Die Beklagte führte auch ins Feld, dass die Klage rechtsmissbräuchlich sei, weil die Klägerin lange gewartet habe. Die Werbung sei schon länger online gewesen. Das OLG widersprach dem, da die Antragstellerin vorgetragen hatte, erst kurz vor der Abmahnung von der Reklame erfahren zu haben. Eine allgemeine Marktbeobachtungspflicht für Mitbewerber bestehe nicht.

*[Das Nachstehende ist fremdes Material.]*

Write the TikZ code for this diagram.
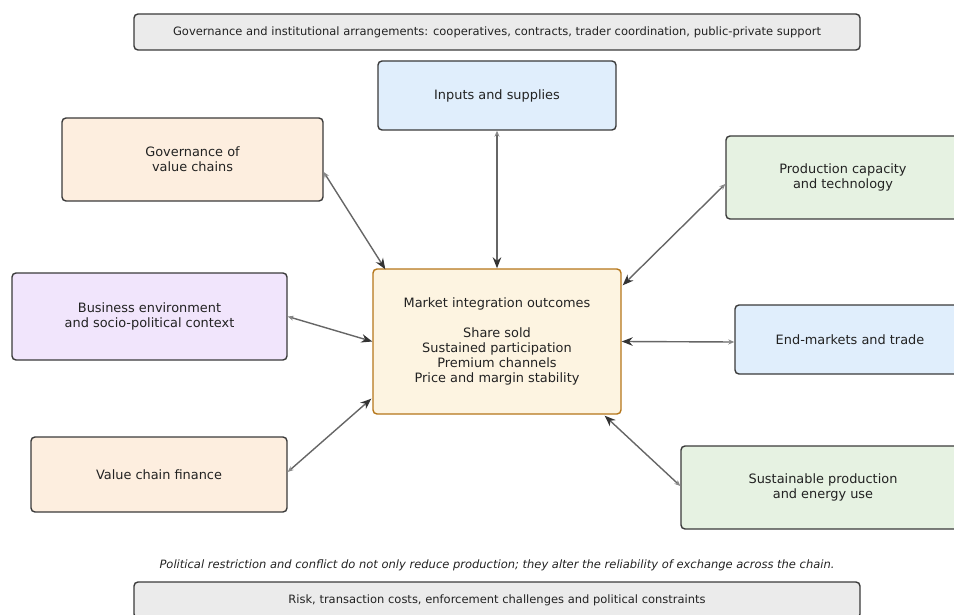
\documentclass[tikz,border=0pt]{standalone}
\usepackage{fontspec}
\setmainfont{DejaVu Sans}[ItalicFont={DejaVu Sans Oblique}]
\usetikzlibrary{arrows.meta,calc}
\definecolor{boxline}{HTML}{3A3A3A}
\definecolor{txt}{HTML}{222222}
\definecolor{bannerfill}{HTML}{EBEBEB}
\definecolor{bluefill}{HTML}{E0EEFC}
\definecolor{peachfill}{HTML}{FDEEDF}
\definecolor{greenfill}{HTML}{E6F2E2}
\definecolor{lavfill}{HTML}{F1E5FC}
\definecolor{mktfill}{HTML}{FDF4E1}
\definecolor{mktline}{HTML}{B5761A}
\definecolor{arrline}{HTML}{666666}
\definecolor{arrdark}{HTML}{333333}
\definecolor{arrlight}{HTML}{888888}
\begin{document}
\begin{tikzpicture}[x=1pt,y=-1pt,
  box/.style={draw=boxline, line width=1.4pt, rounded corners=4pt, inner sep=0pt,
    align=center, text=txt, font=\fontsize{12.9}{15}\selectfont},
  banner/.style={box, fill=bannerfill, minimum width=726pt, minimum height=36pt,
    font=\fontsize{11.5}{13.5}\selectfont},
  conn/.style={draw=arrline, line width=1.4pt,
    {Stealth[length=6pt,width=5pt,color=arrlight]}-{Stealth[length=11pt,width=8.5pt,color=arrdark]}}
]
\useasboundingbox (0,0) rectangle (954,615);
\clip (0,0) rectangle (954,615);

\node[banner] (top) at (497,32) {Governance and institutional arrangements: cooperatives, contracts, trader coordination, public-private support};

\node[box, fill=bluefill, minimum width=238pt, minimum height=69pt] (inp) at (497,95.5) {Inputs and supplies};
\node[box, fill=peachfill, minimum width=261pt, minimum height=83pt] (gov) at (192.5,159.5) {Governance of\\value chains};
\node[box, fill=greenfill, minimum width=234pt, minimum height=83pt] (prod) at (843,177.5) {Production capacity\\and technology};
\node[box, fill=lavfill, minimum width=275pt, minimum height=87pt] (bus) at (149.5,316.5) {Business environment\\and socio-political context};
\node[box, draw=mktline, fill=mktfill, minimum width=248pt, minimum height=145pt] (mkt) at (497,341.5)
  {Market integration outcomes\\[15pt]Share sold\\Sustained participation\\Premium channels\\Price and margin stability};
\node[box, fill=bluefill, minimum width=230pt, minimum height=69pt] (endm) at (850,339.5) {End-markets and trade};
\node[box, fill=peachfill, minimum width=256pt, minimum height=75pt] (fin) at (159,474.5) {Value chain finance};
\node[box, fill=greenfill, minimum width=284pt, minimum height=83pt] (sus) at (823,487.5) {Sustainable production\\and energy use};

\node[text=txt, font=\fontsize{11.5}{13.5}\selectfont\itshape, inner sep=0pt] (note) at (497,565.5)
  {Political restriction and conflict do not only reduce production; they alter the reliability of exchange across the chain.};
\node[banner] (bot) at (497,600) {Risk, transaction costs, enforcement challenges and political constraints};

\coordinate (govA) at ($(gov.east)+(0,12.5)$);
\coordinate (mktG) at ($(mkt.north west)+(13,1)$);
\coordinate (prodA) at ($(prod.west)+(0,6.5)$);
\coordinate (mktP) at ($(mkt.north east)+(1,17)$);
\coordinate (endA) at ($(endm.west)+(0,2.5)$);
\coordinate (finA) at ($(fin.east)+(0,-2.5)$);
\coordinate (mktF) at ($(mkt.south west)+(-1,-16)$);
\coordinate (susA) at ($(sus.west)+(0,-1.5)$);
\coordinate (mktS) at ($(mkt.south east)+(-17,1)$);

\draw[conn] (govA) -- (mktG);
\draw[conn] (inp.south) -- (mkt.north);
\draw[conn] (prodA) -- (mktP);
\draw[conn] (bus.east) -- (mkt.west);
\draw[conn] (endA) -- (mkt.east);
\draw[conn] (finA) -- (mktF);
\draw[conn] (susA) -- (mktS);
\end{tikzpicture}
\end{document}
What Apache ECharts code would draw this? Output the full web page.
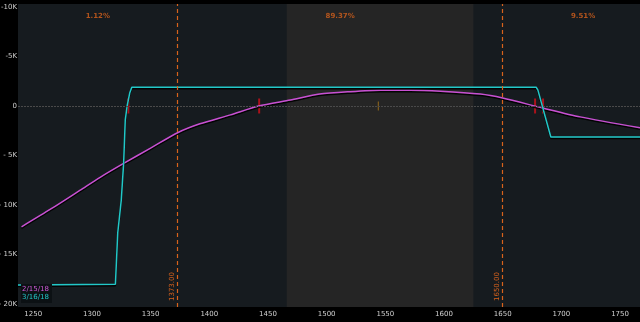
<!DOCTYPE html>
<html><head><meta charset="utf-8">
<script src="https://cdn.jsdelivr.net/npm/echarts@6/dist/echarts.min.js"></script>
<style>html,body{margin:0;padding:0;background:#000;}#c{width:640px;height:322px;}</style>
</head><body><div id="c"></div>
<script>
// T+0 curve (2/15/18): [underlying price, P/L]
const t0Price = [1240,1265,1290,1307,1327,1350,1373,1392,1418,1442,1469,1494,1520,1546,1571,1597,1631,1650,1684,1716,1767];
const t0PL    = [-12200,-10400,-8500,-7200,-5800,-4250,-2700,-1800,-900,0,600,1200,1450,1600,1600,1500,1200,800,-200,-1100,-2200];
// Expiry curve (3/16/18)
const expPrice = [1237,1320,1322,1325,1327,1328.4,1330,1332.2,1334,1678.5,1680,1691,1767];
const expPL    = [-18080,-18000,-12800,-9500,-5800,-1400,0,1300,1900,1900,1600,-3130,-3130];
const seriesNames = ['2/15/18','3/16/18'];
// probability regions and labels
const regionBounds = [[1237,1373],[1373,1650],[1650,1787]];
const regionLabels = ['1.12%','89.37%','9.51%'];
const breakLines = [1373, 1650];
const breakLabels = ['1373.00','1650.00'];
const shadedRange = [1466, 1625];
const redMarks = [1331, 1442.5, 1677.6, 1684.4];
const goldMarks = [1544];
const xTicks = [1250,1300,1350,1400,1450,1500,1550,1600,1650,1700,1750];
const yTicks = [10000,5000,0,-5000,-10000,-15000,-20000];

const font = 'DejaVu Sans';
const orange = '#d8621c';
const chart = echarts.init(document.getElementById('c'));
const lblPos = regionBounds.map((r,i)=>[(r[0]+r[1])/2, 9100, regionLabels[i]]);
chart.setOption({
  backgroundColor:'#000',
  animation:false,
  grid:{left:18,right:0,top:4,bottom:15,show:true,backgroundColor:'#161b1f',borderWidth:0,containLabel:false,outerBoundsMode:'none'},
  xAxis:{type:'value',min:1237,max:1767,
    axisLine:{show:false},axisTick:{show:false},
    splitLine:{show:false},
    axisLabel:{customValues:xTicks,color:'#d0d0d0',fontSize:7,fontFamily:font,margin:4,hideOverlap:false,formatter:v=>String(v)}},
  yAxis:{type:'value',min:-20300,max:10300,
    axisLine:{show:false},axisTick:{show:false},
    splitLine:{show:false},
    axisLabel:{customValues:yTicks,color:'#d0d0d0',fontSize:7,fontFamily:font,margin:1,
      formatter:v=> v===0?'0': (v>0?'-'+(v/1000)+'K':'- '+(Math.abs(v)/1000)+'K')}},
  legend:{orient:'vertical',left:21,bottom:19,itemGap:1,itemWidth:0,itemHeight:0,icon:'none',
    padding:[2,3,2,0],backgroundColor:'#0c1114',
    data:[{name:seriesNames[0],textStyle:{color:'#d05ad8'}},{name:seriesNames[1],textStyle:{color:'#22c8c8'}}],
    textStyle:{fontSize:7,fontFamily:font,padding:[0,0,0,-4]}},
  series:[
    {type:'line',name:'bg',data:[],silent:true,
      markArea:{silent:true,itemStyle:{color:'#252525'},data:[[{xAxis:shadedRange[0]},{xAxis:shadedRange[1]}]]},
      markLine:{silent:true,symbol:'none',
        data:[
          {yAxis:0,lineStyle:{color:'#4a4a4a',type:[2,1],width:1},label:{show:false}}
        ]}},
    {type:'line',name:'breaks',data:[],silent:true,
      markLine:{silent:true,symbol:'none',
        lineStyle:{color:orange,type:[4,3],width:1.2,opacity:1},
        emphasis:{disabled:true},
        label:{show:true,position:'insideStartTop',color:orange,fontSize:7,fontFamily:font,distance:[6,2]},
        data:breakLines.map((b,i)=>({xAxis:b,label:{formatter:breakLabels[i]}}))}},
    {type:'scatter',name:'pct',data:lblPos,symbolSize:0,silent:true,
      label:{show:true,formatter:p=>p.data[2],color:orange,fontSize:7,fontWeight:'bold',fontFamily:font,position:'inside'}},
    {type:'line',name:seriesNames[0],data:t0Price.map((x,i)=>[x,t0PL[i]]),showSymbol:false,smooth:0.25,
      lineStyle:{color:'#c850d2',width:1.5,shadowColor:'rgba(0,0,0,0.9)',shadowOffsetY:1.5,shadowBlur:0},itemStyle:{color:'#c850d2'}},
    {type:'line',name:seriesNames[1],data:expPrice.map((x,i)=>[x,expPL[i]]),showSymbol:false,
      lineStyle:{color:'#22c8c8',width:1.5,shadowColor:'rgba(0,0,0,0.9)',shadowOffsetY:1.5,shadowBlur:0},itemStyle:{color:'#22c8c8'}},
    {type:'scatter',name:'marks',data:redMarks.map(x=>[x,0]),symbol:'rect',symbolSize:[2,15],silent:true,itemStyle:{color:'#d0101a'}},
    {type:'scatter',name:'gold',data:goldMarks.map(x=>[x,0]),symbol:'rect',symbolSize:[1,9],silent:true,itemStyle:{color:'#b07a1a'}}
  ]
});
</script></body></html>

Auch die Tatsache, dass die Klägerin die Berufungs- und Begründungsfristen fast vollständig ausgeschöpft hatte, werteten die Koblenzer Richter nicht als „schleppendes Vorgehen“ oder Indiz für fehlende Dringlichkeit. Sie bestätigten die Eilbedürftigkeit des Verfahrens, die bei Wettbewerbsverstößen grundsätzlich vermutet wird. Die Beklagte habe diese Annahme nicht entkräften können. Für den IT-Rechtler Jens Ferner zeigt die Entscheidung, „dass das Wettbewerbsrecht auch im digitalen Marketing klare Grenzen setzt“. Es sei wichtig, rechtzeitig auf Abmahnungen zu reagieren, um kostspielige Verfahren zu vermeiden.